'''
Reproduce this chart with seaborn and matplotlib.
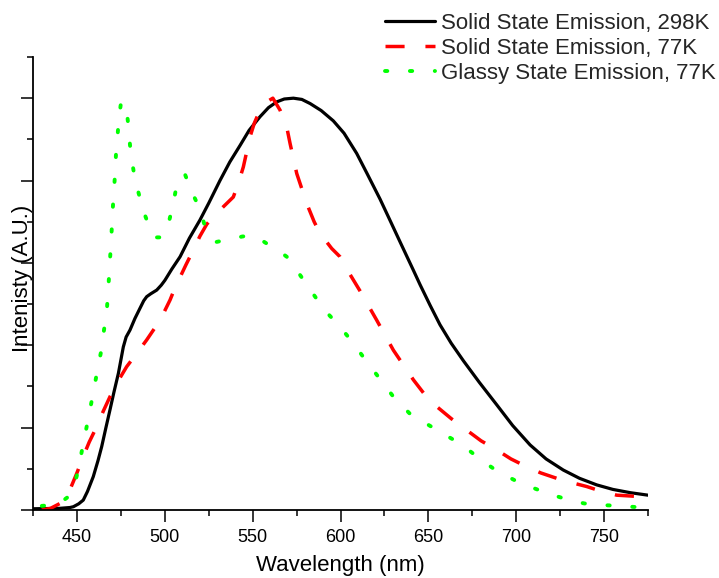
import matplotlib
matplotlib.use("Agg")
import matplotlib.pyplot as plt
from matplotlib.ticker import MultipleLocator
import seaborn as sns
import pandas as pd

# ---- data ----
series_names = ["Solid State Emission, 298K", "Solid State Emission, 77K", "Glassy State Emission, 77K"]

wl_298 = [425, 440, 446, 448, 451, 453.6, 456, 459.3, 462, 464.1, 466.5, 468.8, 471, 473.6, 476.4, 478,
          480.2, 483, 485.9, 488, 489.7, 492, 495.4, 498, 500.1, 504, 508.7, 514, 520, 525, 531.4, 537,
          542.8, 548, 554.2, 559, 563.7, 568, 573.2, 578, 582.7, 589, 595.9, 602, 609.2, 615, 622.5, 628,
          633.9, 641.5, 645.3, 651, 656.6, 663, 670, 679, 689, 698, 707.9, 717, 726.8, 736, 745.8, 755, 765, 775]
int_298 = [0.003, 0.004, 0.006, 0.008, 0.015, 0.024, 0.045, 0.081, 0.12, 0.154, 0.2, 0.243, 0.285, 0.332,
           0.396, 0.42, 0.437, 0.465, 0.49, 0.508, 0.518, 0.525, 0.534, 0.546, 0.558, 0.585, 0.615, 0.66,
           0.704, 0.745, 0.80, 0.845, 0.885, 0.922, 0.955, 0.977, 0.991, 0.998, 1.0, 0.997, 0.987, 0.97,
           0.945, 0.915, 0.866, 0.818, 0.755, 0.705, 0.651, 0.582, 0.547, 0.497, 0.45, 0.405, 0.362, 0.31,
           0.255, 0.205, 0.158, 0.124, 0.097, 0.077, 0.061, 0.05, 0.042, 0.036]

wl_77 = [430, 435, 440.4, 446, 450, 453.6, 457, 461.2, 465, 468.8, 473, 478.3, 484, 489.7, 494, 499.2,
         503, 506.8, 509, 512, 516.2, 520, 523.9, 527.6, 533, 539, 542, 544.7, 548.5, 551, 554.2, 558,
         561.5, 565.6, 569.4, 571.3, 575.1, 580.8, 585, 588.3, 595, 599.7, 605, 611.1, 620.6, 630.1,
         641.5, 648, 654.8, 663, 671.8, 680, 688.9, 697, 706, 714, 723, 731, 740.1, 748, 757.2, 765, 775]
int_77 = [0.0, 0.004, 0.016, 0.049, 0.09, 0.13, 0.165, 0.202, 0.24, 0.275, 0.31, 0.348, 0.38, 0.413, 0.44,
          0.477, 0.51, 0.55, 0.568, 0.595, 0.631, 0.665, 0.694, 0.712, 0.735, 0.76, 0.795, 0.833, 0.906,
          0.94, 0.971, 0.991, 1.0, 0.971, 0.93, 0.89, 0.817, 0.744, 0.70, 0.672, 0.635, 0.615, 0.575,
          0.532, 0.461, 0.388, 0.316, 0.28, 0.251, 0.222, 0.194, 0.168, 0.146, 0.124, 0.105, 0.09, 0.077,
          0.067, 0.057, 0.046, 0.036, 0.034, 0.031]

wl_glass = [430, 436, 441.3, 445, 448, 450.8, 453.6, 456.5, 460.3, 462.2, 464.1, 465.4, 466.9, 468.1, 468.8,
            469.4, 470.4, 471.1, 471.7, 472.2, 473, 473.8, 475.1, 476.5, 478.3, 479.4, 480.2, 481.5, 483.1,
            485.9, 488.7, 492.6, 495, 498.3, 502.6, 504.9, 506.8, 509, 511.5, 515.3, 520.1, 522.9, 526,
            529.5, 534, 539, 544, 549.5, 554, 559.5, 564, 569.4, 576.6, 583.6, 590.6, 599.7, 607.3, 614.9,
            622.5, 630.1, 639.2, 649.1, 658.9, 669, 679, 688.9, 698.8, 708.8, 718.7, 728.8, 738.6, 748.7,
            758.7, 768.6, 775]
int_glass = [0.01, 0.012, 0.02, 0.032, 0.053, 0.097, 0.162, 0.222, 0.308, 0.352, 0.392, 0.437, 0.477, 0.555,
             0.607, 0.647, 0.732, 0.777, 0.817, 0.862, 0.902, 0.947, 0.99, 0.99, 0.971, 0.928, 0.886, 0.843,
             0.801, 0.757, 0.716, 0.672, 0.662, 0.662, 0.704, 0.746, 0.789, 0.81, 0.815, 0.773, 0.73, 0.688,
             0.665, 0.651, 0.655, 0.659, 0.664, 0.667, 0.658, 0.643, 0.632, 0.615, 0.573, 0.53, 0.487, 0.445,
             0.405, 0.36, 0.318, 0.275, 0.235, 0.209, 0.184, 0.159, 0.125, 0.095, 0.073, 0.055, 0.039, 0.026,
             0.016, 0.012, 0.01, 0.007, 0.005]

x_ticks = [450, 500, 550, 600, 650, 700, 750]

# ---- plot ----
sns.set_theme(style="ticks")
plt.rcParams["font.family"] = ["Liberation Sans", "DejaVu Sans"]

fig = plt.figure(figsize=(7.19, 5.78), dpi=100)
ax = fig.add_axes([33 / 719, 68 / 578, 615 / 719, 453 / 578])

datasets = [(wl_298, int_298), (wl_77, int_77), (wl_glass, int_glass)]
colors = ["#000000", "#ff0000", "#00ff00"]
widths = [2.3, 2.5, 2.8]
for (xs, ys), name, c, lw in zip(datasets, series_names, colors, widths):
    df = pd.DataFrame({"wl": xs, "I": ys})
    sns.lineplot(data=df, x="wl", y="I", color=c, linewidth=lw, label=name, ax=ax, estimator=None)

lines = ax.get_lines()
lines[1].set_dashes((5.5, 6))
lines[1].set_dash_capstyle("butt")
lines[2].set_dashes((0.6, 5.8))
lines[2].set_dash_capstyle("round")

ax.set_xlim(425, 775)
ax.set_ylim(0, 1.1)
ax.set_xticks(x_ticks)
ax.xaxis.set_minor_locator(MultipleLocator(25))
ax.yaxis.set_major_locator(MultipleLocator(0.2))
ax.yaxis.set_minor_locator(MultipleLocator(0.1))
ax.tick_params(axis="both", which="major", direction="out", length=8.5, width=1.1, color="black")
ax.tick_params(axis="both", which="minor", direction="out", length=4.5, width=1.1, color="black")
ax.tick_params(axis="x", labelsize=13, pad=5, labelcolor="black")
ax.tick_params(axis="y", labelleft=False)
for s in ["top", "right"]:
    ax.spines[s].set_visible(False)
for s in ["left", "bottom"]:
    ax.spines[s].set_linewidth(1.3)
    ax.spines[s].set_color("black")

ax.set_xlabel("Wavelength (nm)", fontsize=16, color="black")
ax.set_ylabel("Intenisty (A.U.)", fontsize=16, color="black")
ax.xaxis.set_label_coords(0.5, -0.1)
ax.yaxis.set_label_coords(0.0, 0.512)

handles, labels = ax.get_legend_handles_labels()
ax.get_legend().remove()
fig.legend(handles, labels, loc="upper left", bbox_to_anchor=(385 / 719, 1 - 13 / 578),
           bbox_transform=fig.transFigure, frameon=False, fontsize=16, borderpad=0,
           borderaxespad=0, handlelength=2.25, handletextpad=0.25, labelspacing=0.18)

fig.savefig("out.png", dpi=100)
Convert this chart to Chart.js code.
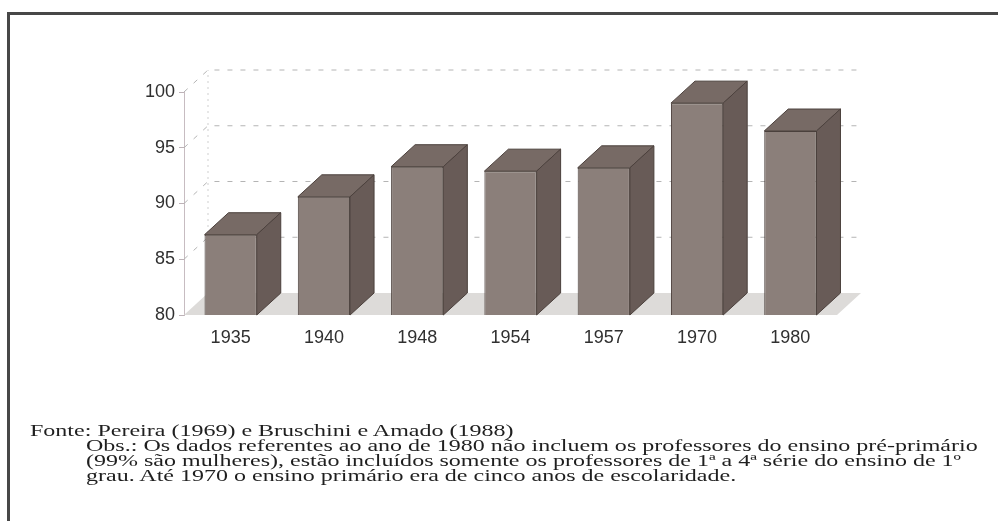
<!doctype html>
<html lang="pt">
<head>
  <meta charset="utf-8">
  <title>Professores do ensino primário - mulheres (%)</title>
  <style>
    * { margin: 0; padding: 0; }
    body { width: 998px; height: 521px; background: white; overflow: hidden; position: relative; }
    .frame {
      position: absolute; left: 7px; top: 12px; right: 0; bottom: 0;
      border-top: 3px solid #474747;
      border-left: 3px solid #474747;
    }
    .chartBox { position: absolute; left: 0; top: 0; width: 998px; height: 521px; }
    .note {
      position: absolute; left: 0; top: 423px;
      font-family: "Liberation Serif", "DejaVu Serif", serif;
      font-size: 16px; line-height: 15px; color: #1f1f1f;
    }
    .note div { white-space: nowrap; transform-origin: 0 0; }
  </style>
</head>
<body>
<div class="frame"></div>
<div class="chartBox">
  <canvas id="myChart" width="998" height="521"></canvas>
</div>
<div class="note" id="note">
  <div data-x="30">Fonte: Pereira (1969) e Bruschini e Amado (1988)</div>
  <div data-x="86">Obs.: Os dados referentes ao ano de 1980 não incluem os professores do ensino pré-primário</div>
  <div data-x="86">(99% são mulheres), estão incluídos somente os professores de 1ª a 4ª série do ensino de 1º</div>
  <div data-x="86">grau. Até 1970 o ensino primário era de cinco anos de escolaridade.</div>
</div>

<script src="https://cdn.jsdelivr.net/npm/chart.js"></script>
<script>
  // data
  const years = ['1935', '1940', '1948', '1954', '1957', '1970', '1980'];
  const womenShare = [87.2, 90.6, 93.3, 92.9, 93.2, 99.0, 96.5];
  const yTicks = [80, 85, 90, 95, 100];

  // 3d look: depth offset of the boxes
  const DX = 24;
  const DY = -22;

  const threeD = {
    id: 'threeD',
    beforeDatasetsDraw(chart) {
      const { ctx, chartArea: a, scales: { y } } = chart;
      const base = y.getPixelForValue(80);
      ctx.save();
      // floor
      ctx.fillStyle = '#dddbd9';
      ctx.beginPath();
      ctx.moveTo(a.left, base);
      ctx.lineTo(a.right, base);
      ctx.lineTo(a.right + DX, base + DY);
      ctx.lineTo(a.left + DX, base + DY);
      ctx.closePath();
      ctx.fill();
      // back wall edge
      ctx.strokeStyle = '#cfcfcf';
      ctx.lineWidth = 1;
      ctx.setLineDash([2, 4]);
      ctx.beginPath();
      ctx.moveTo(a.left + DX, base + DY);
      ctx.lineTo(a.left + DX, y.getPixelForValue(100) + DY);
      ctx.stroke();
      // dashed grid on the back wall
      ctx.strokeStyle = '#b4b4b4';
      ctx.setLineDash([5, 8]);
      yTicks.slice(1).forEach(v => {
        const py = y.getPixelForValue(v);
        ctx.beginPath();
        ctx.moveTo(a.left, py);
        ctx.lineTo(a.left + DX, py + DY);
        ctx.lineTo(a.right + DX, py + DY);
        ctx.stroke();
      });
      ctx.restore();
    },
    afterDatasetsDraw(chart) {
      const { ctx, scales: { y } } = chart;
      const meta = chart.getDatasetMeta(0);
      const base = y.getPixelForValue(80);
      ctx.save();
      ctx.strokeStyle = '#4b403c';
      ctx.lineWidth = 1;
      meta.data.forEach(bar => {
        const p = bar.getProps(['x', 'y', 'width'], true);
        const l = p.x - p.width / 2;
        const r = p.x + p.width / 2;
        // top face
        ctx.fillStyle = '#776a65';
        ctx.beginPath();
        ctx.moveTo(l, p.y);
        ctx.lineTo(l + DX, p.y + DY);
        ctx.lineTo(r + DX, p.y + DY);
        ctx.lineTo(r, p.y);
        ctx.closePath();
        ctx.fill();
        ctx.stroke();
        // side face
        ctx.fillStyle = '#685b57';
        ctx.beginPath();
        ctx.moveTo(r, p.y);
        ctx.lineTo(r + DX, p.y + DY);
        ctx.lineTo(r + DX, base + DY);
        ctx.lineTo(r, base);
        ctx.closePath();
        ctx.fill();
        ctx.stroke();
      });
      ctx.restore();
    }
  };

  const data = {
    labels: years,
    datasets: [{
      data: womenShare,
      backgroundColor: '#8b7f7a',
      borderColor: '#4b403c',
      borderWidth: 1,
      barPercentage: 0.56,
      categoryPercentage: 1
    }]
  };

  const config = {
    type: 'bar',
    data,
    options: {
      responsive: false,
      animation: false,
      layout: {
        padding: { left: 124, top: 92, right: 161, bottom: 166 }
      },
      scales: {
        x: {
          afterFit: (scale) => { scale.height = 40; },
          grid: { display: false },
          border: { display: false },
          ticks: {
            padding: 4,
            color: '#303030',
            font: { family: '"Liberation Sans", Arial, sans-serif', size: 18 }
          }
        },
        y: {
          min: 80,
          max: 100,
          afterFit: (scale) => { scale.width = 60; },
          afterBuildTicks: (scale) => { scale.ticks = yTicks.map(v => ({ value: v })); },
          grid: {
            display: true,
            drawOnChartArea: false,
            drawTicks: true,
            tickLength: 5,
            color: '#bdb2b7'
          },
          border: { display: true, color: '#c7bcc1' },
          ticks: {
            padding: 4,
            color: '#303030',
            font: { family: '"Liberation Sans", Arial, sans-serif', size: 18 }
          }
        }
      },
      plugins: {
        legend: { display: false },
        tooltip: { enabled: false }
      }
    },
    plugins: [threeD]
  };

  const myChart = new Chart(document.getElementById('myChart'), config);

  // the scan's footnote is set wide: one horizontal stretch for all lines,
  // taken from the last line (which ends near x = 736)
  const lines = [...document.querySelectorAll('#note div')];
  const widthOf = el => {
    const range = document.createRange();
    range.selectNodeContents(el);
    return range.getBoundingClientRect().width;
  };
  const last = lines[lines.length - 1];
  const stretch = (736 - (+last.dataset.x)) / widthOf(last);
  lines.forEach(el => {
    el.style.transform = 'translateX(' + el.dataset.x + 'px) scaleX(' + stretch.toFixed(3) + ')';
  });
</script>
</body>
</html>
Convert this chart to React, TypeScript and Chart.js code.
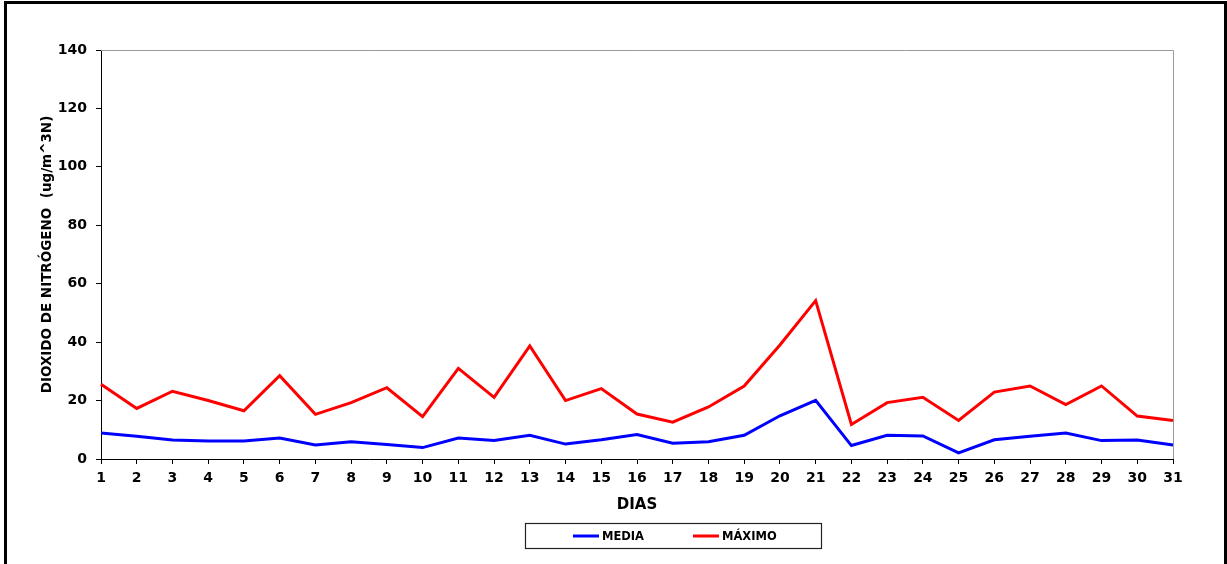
'''
▶ Exercise requirements
Copy out every line from the material above in which the word "Convert" appears.

▶ Full solution
Convert this chart to Chart.js code.
Convert this chart to React, TypeScript and Chart.js code.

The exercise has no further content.